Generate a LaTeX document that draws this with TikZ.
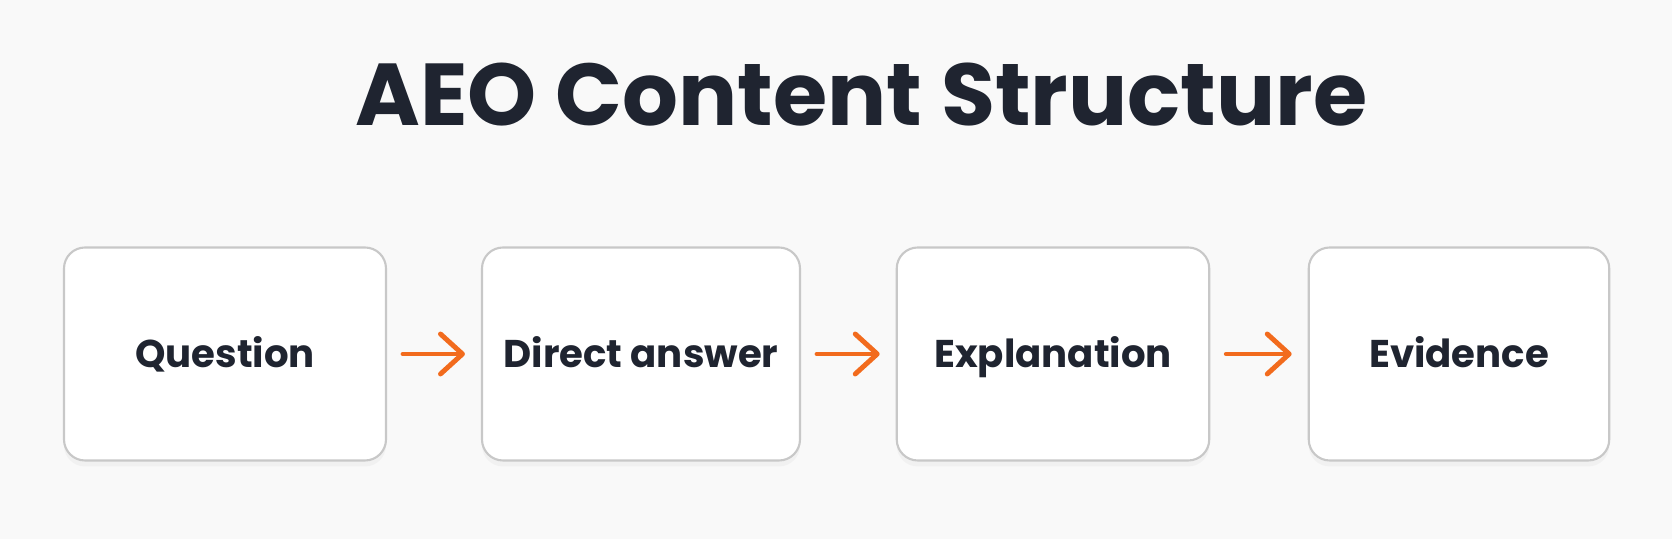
\documentclass[tikz,border=0pt]{standalone}
\usepackage{fontspec}
\setmainfont{Poppins}
\usepackage{tikz}
\usepackage{xcolor}
\usetikzlibrary{arrows.meta, positioning, shadows}
\definecolor{bgcolor}{RGB}{249,249,249}
\definecolor{textcolor}{RGB}{31,36,48}
\definecolor{bordercolor}{RGB}{200,200,200}
\definecolor{arrowcolor}{RGB}{242,107,29}
\tikzstyle{stepbox} = [rectangle, draw=bordercolor, line width=1.2pt, fill=white, minimum height=4.26cm, rounded corners=0.42cm, font=\fontsize{22}{26}\selectfont\bfseries, text=textcolor, text height=15.5pt, text depth=0pt, drop shadow={opacity=0.06, shadow xshift=0pt, shadow yshift=-0.12cm}]
\tikzstyle{arrow} = [-{Straight Barb[length=0.44cm, width=0.8cm, round]}, line width=2.8pt, line cap=round, arrowcolor, shorten <=0.32cm, shorten >=0.32cm]

\begin{document}
\begin{tikzpicture}
    % background
    \fill[bgcolor] (0, 0) rectangle (33.44, 10.78);
    \useasboundingbox (0, 0) rectangle (33.44, 10.78);

    % Title
    \node[font=\fontsize{50}{58}\selectfont\bfseries, text=textcolor] (title) at (17.23, 8.88) {AEO Content Structure};

    % Steps
    \node[stepbox, minimum width=6.44cm] (question) at (4.50, 3.70) {Question};
    \node[stepbox, minimum width=6.36cm] (answer) at (12.82, 3.70) {Direct answer};
    \node[stepbox, minimum width=6.25cm] (explanation) at (21.06, 3.70) {Explanation};
    \node[stepbox, minimum width=6.01cm] (evidence) at (29.18, 3.70) {Evidence};

    \draw[arrow] (question) -- (answer);
    \draw[arrow] (answer) -- (explanation);
    \draw[arrow] (explanation) -- (evidence);

\end{tikzpicture}
\end{document}
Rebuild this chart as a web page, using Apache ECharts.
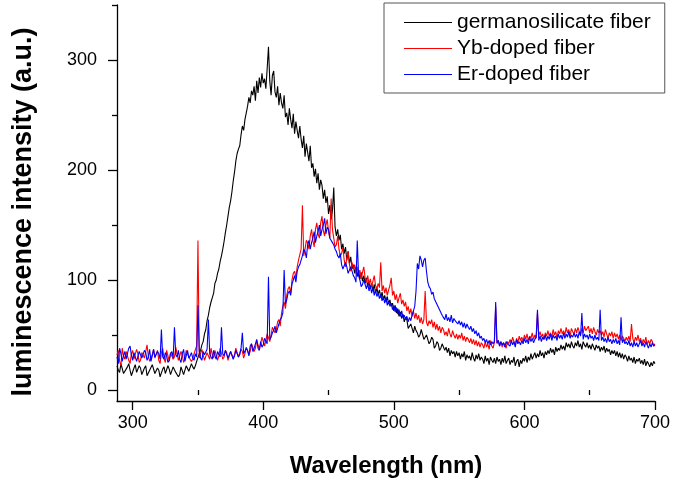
<!DOCTYPE html>
<html>
<head>
<meta charset="utf-8">
<script src="https://cdn.jsdelivr.net/npm/echarts@6/dist/echarts.min.js"></script>
<style>
html,body{margin:0;padding:0;background:#fff;}
#chart{width:673px;height:486px;}
</style>
</head>
<body>
<div id="chart"></div>
<script>
// Wavelength sampling grid (nm), 1 nm steps from 288 to 700
const wavelengthStart = 288;
const wavelengthStep = 1;

const seriesNames = ['germanosilicate fiber', 'Yb-doped fiber', 'Er-doped fiber'];

// germanosilicate fiber (10 values per row)
const germanosilicate = [
  22,18,16,24,25,15,14,19,21,24,
  18,13,13,20,23,16,17,22,20,14,
  15,20,22,13,12,18,19,23,24,15,
  14,20,18,12,13,19,21,15,16,22,
  19,14,13,21,22,16,17,12,14,21,
  20,14,15,22,23,17,18,24,21,19,
  22,26,27,33,36,41,44,51,55,63,
  68,75,80,84,88,97,100,106,110,117,
  122,128,135,143,150,158,166,172,180,190,
  198,208,215,219,222,232,240,236,246,252,
  258,266,261,272,268,276,263,281,270,284,
  275,288,279,283,274,292,312,281,268,286,
  290,271,266,276,259,270,261,256,268,248,
  252,241,256,246,238,251,233,244,236,229,
  240,228,220,231,212,224,216,208,222,202,
  206,194,201,188,197,182,191,186,174,182,
  170,176,160,168,155,163,184,148,140,146,
  136,141,128,133,124,130,118,126,115,121,
  110,114,106,112,103,109,101,107,99,104,
  97,102,94,99,92,97,90,96,88,93,
  87,91,84,89,82,86,80,85,78,82,
  76,79,72,77,70,74,67,71,65,69,
  62,66,64,56,58,60,56,52,58,54,
  52,48,50,55,54,46,48,50,46,42,
  44,48,46,38,40,44,42,36,38,42,
  41,36,39,34,38,31,36,33,35,30,
  35,31,34,28,33,30,35,27,32,29,
  31,27,34,29,26,32,28,33,27,30,
  28,24,31,26,29,23,30,27,25,29,
  24,30,26,28,23,29,25,31,24,27,
  29,23,27,25,30,22,26,28,21,27,
  24,29,26,31,25,30,27,33,28,31,
  34,29,33,30,36,31,34,29,35,32,
  36,33,38,34,37,32,39,35,38,36,
  41,37,40,36,43,39,42,38,44,40,
  38,43,40,45,39,42,37,44,41,39,
  43,38,41,37,42,39,36,41,38,40,
  35,39,36,40,34,38,35,37,32,36,
  33,36,31,35,30,34,29,33,28,32,
  30,26,31,27,29,25,30,24,28,26,
  29,24,27,23,28,22,26,24,21,25,
  22,26,24
];

// Yb-doped fiber
const ybDoped = [
  32,36,26,22,38,31,28,35,34,27,
  24,33,36,28,29,37,33,25,27,34,
  35,29,28,41,31,26,25,32,37,29,
  30,36,27,24,34,38,29,25,36,31,
  26,34,33,28,30,39,38,27,27,35,
  32,25,29,36,35,30,31,26,28,33,
  34,40,136,29,30,37,36,27,28,34,
  33,28,38,32,29,36,35,27,31,38,
  37,28,30,36,34,27,28,35,36,29,
  32,38,39,30,31,37,35,29,33,39,
  38,32,35,42,41,35,38,45,44,37,
  42,48,48,40,45,51,52,44,50,57,
  58,52,55,62,64,58,70,76,80,74,
  86,92,94,88,100,106,108,102,112,118,
  118,128,168,122,128,136,134,128,140,146,
  136,130,146,152,142,138,152,158,145,140,
  150,155,144,138,174,146,138,130,132,140,
  128,122,124,130,118,112,120,126,114,108,
  116,110,114,106,112,104,109,101,107,112,
  102,98,104,96,101,94,99,104,95,92,
  97,93,116,90,95,88,93,86,91,95,
  102,86,90,82,87,79,84,88,78,82,
  76,80,72,76,69,74,67,72,65,70,
  64,68,61,66,60,64,90,62,58,63,
  60,64,57,62,55,60,54,58,52,57,
  55,50,53,49,56,51,48,54,50,47,
  51,46,50,47,52,45,49,44,48,46,
  43,47,42,46,41,45,40,44,39,43,
  41,38,44,39,42,37,45,40,38,43,
  76,42,45,40,44,39,43,41,38,44,
  42,46,43,48,44,41,47,43,49,45,
  48,44,50,46,51,45,49,47,52,46,
  50,47,70,49,53,48,51,46,52,49,
  54,49,52,48,55,50,53,47,54,51,
  56,51,54,50,57,52,55,49,56,53,
  51,56,52,57,53,50,56,52,58,54,
  53,58,52,56,51,57,53,50,55,52,
  54,50,53,48,55,51,47,52,49,53,
  47,52,48,51,46,50,45,49,47,44,
  48,45,49,44,60,47,43,48,45,50,
  44,47,42,46,43,48,41,45,42,46,
  44,40,42
];

// Er-doped fiber
const erDoped = [
  30,24,38,33,26,31,35,28,29,38,
  40,32,27,34,33,26,25,35,36,29,
  28,36,34,27,30,37,26,31,37,30,
  29,35,33,28,55,30,28,34,31,25,
  27,33,35,29,57,32,30,36,28,25,
  33,37,26,31,36,29,31,34,29,27,
  33,30,77,36,29,27,35,32,31,37,
  64,33,30,28,36,31,28,35,34,30,
  57,33,31,36,36,29,29,35,34,28,
  31,36,37,30,32,38,52,33,33,38,
  36,31,40,42,35,38,42,46,38,36,
  44,39,41,47,47,42,103,46,48,52,
  54,58,52,56,60,64,66,70,109,78,
  82,88,90,86,96,100,104,98,108,112,
  114,118,122,128,126,120,132,136,128,134,
  138,144,134,140,144,150,140,146,150,156,
  142,148,146,138,138,134,132,128,126,122,
  120,124,114,110,110,116,112,106,106,112,
  108,104,102,98,136,104,100,94,96,100,
  96,92,97,90,95,88,93,86,91,85,
  88,83,87,81,85,79,84,77,81,76,
  79,73,77,71,75,69,73,67,72,66,
  68,64,67,62,66,63,68,72,76,90,
  115,110,122,118,112,118,120,108,98,94,
  92,87,89,83,84,78,77,73,72,68,
  67,64,69,63,66,62,68,61,65,63,
  64,60,63,59,62,57,61,56,60,57,
  55,58,53,56,51,54,49,52,47,49,
  45,47,43,46,42,45,41,44,42,44,
  80,43,45,40,44,41,43,39,44,42,
  43,40,45,41,44,39,46,42,44,41,
  45,42,47,43,46,42,48,44,47,43,
  46,48,73,45,49,44,48,46,50,45,
  49,46,51,45,50,47,49,45,51,47,
  50,46,52,47,51,48,53,47,50,48,
  52,48,51,47,53,49,70,46,51,48,
  50,46,51,47,49,45,50,46,48,45,
  73,45,48,44,47,43,48,44,46,42,
  46,43,47,42,45,41,66,43,46,42,
  44,41,45,40,43,39,44,40,43,39,
  42,45,40,43,39,44,41,38,42,39,
  43,40,41
];

const xMajorTicks = [300, 400, 500, 600, 700];
const xMinorTicks = [350, 450, 550, 650];
const yMajorTicks = [0, 100, 200, 300];
const yMinorTicks = [50, 150, 250, 350];

const wavelengths = germanosilicate.map((_, i) => wavelengthStart + i * wavelengthStep);
const toPairs = arr => arr.map((v, i) => [wavelengths[i], v]);

const FONT = '"Liberation Sans", Arial, sans-serif';
const colors = ['#000000', '#ff0000', '#0000ff'];
const dataSets = [germanosilicate, ybDoped, erDoped];

const chart = echarts.init(document.getElementById('chart'), null, {renderer: 'canvas'});
chart.setOption({
  animation: false,
  backgroundColor: '#ffffff',
  grid: {left: 117, right: 18, top: 5, bottom: 85, containLabel: false},
  legend: {
    orient: 'vertical',
    left: 384,
    top: 3,
    padding: [9, 14, 8, 20],
    itemGap: 5,
    itemWidth: 48,
    itemHeight: 1,
    icon: 'rect',
    borderColor: '#555555',
    borderWidth: 1,
    borderRadius: 0,
    data: seriesNames,
    textStyle: {fontFamily: FONT, fontSize: 21, color: '#000', lineHeight: 21}
  },
  graphic: [{
    type: 'text',
    x: 24,
    y: 212,
    rotation: Math.PI / 2,
    style: {
      text: 'luminescence intensity (a.u.)',
      font: 'bold 27px "Liberation Sans", Arial, sans-serif',
      fill: '#000',
      textAlign: 'center',
      textVerticalAlign: 'middle'
    }
  }],
  xAxis: [{
    type: 'value', min: 288, max: 700, position: 'bottom',
    name: 'Wavelength (nm)', nameLocation: 'middle', nameGap: 53,
    nameTextStyle: {fontFamily: FONT, fontSize: 24, fontWeight: 'bold', color: '#000'},
    axisLine: {show: true, onZero: false, lineStyle: {color: '#000', width: 1.3}},
    axisTick: {show: true, customValues: xMajorTicks, length: 9, lineStyle: {color: '#000', width: 1.3}},
    axisLabel: {customValues: xMajorTicks, fontFamily: FONT, fontSize: 18, color: '#000', margin: 13},
    splitLine: {show: false}
  }, {
    type: 'value', min: 288, max: 700, position: 'bottom',
    axisLine: {show: false},
    axisTick: {show: true, customValues: xMinorTicks, length: 5, lineStyle: {color: '#000', width: 1.3}},
    axisLabel: {show: false},
    splitLine: {show: false}
  }],
  yAxis: [{
    type: 'value', min: -10, max: 350, position: 'left',
    axisLine: {show: true, onZero: false, lineStyle: {color: '#000', width: 1.3}},
    axisTick: {show: true, customValues: yMajorTicks, length: 9, lineStyle: {color: '#000', width: 1.3}},
    axisLabel: {customValues: yMajorTicks, fontFamily: FONT, fontSize: 18, color: '#000', margin: 20},
    splitLine: {show: false}
  }, {
    type: 'value', min: -10, max: 350, position: 'left',
    axisLine: {show: false},
    axisTick: {show: true, customValues: yMinorTicks, length: 5, lineStyle: {color: '#000', width: 1.3}},
    axisLabel: {show: false},
    splitLine: {show: false}
  }],
  series: seriesNames.map((name, k) => ({
    name: name,
    type: 'line',
    xAxisIndex: 0,
    yAxisIndex: 0,
    data: toPairs(dataSets[k]),
    symbol: 'none',
    showSymbol: false,
    color: colors[k],
    lineStyle: {color: colors[k], width: 1.1},
    z: 2 + k
  }))
});
</script>
</body>
</html>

Directions:
The lines to reproduce run from the one above containing "Rebuild this chart" through the one containing "const seriesNames = ['germanosilicate". Copy them exactly and leave out all pictures.

Solved exercise:
Rebuild this chart as a web page, using Apache ECharts.
<!DOCTYPE html>
<html>
<head>
<meta charset="utf-8">
<script src="https://cdn.jsdelivr.net/npm/echarts@6/dist/echarts.min.js"></script>
<style>
html,body{margin:0;padding:0;background:#fff;}
#chart{width:673px;height:486px;}
</style>
</head>
<body>
<div id="chart"></div>
<script>
// Wavelength sampling grid (nm), 1 nm steps from 288 to 700
const wavelengthStart = 288;
const wavelengthStep = 1;

const seriesNames = ['germanosilicate fiber', 'Yb-doped fiber', 'Er-doped fiber'];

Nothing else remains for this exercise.